Code of Business Ethics

Recognizing and Avoiding Conflicts of Interest

Rogers Corporation employees must perform their job responsibilities loyally and objectively, without allowing personal, family or their own financial interests to influence their judgment. Employees must avoid not only actual conflicts of interest, but also the appearance of a conflict of interest. While the company recognizes that its employees are free to make personal financial investments and to maintain social and business relationships, these relationships must not create any interests that conflict with those of the company. Any waivers of this requirement must be preapproved by the company’s Director of Compliance & Integrity.

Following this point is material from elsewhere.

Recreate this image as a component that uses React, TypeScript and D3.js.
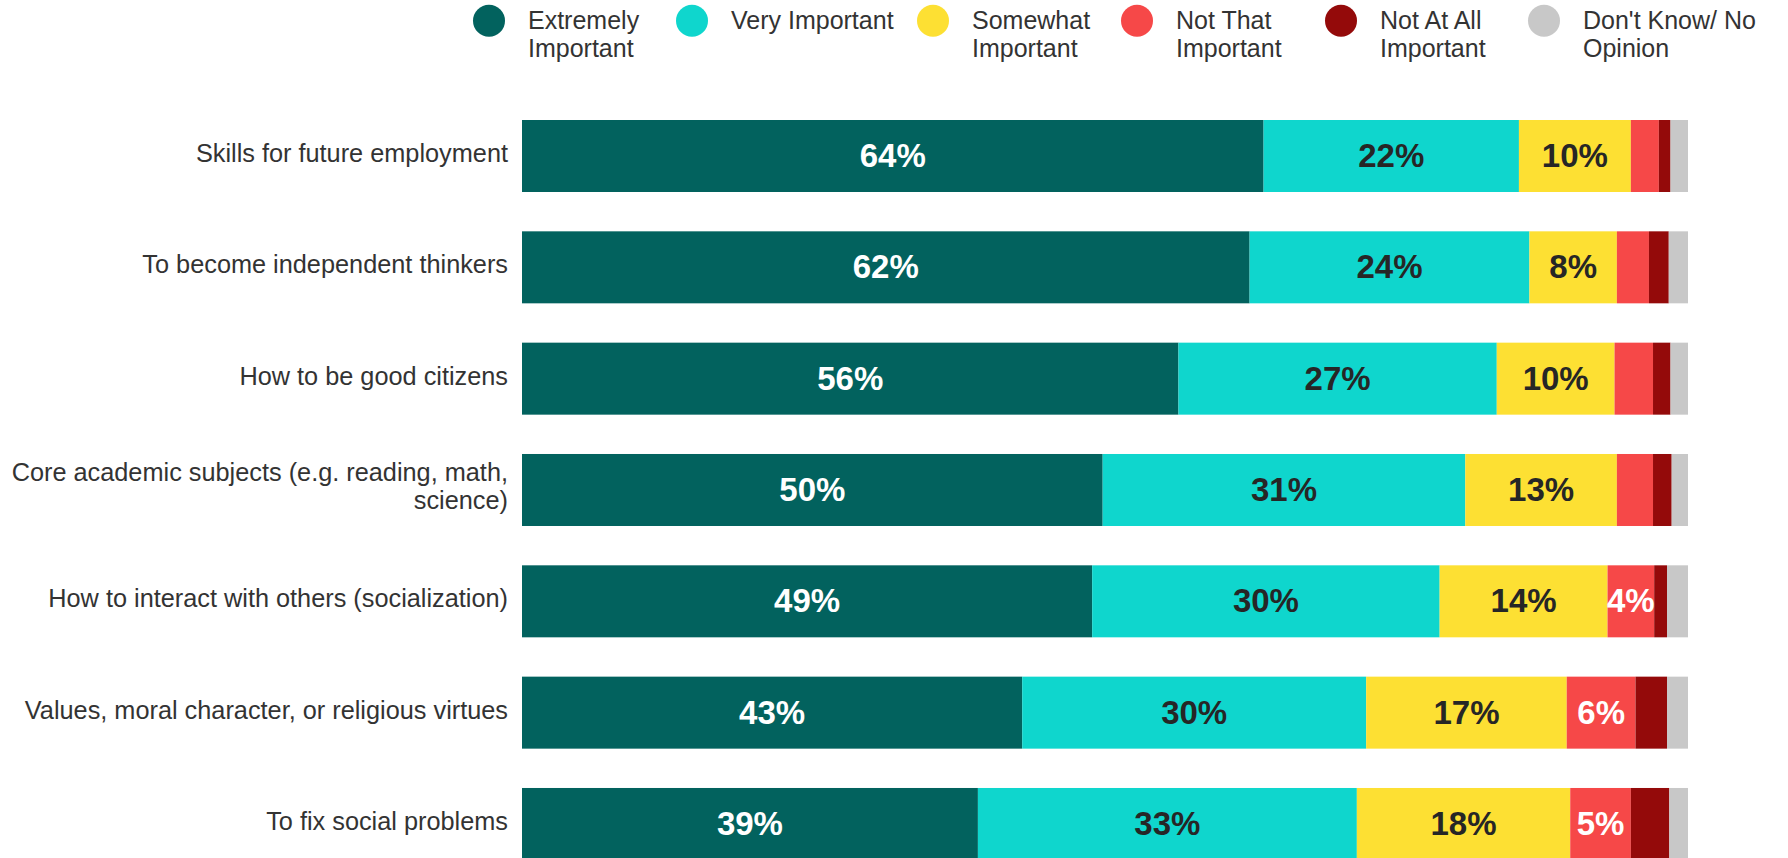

What is a conflict of interest?

A conflict of interest is created when an activity, interest (financial or personal) or association directly or indirectly would tend to compromise your judgment, causing your interest or the interest of another person to be favored over the interests of the company.

What is expected of you?

  • Understand that your loyalty as an employee is to the legitimate business interests of Rogers and act accordingly.
  • Take appropriate precautions to avoid the appearance of impropriety, even if you believe your actions are appropriate.
  • While employed with Rogers, do not seek or accept outside employment with competitors or those who do business with Rogers Corporation, such as suppliers.
  • Avoid doing business with family members or those with whom you have close personal relationships.
  • Refrain from accepting consulting arrangements or serving on boards or other advisory bodies for organizations, including industry trade associations, when related to your work for Rogers.
  • Do not obtain ownership in property or other interests which Rogers may seek to acquire, with whom the company may conduct business, or which may compete with the company.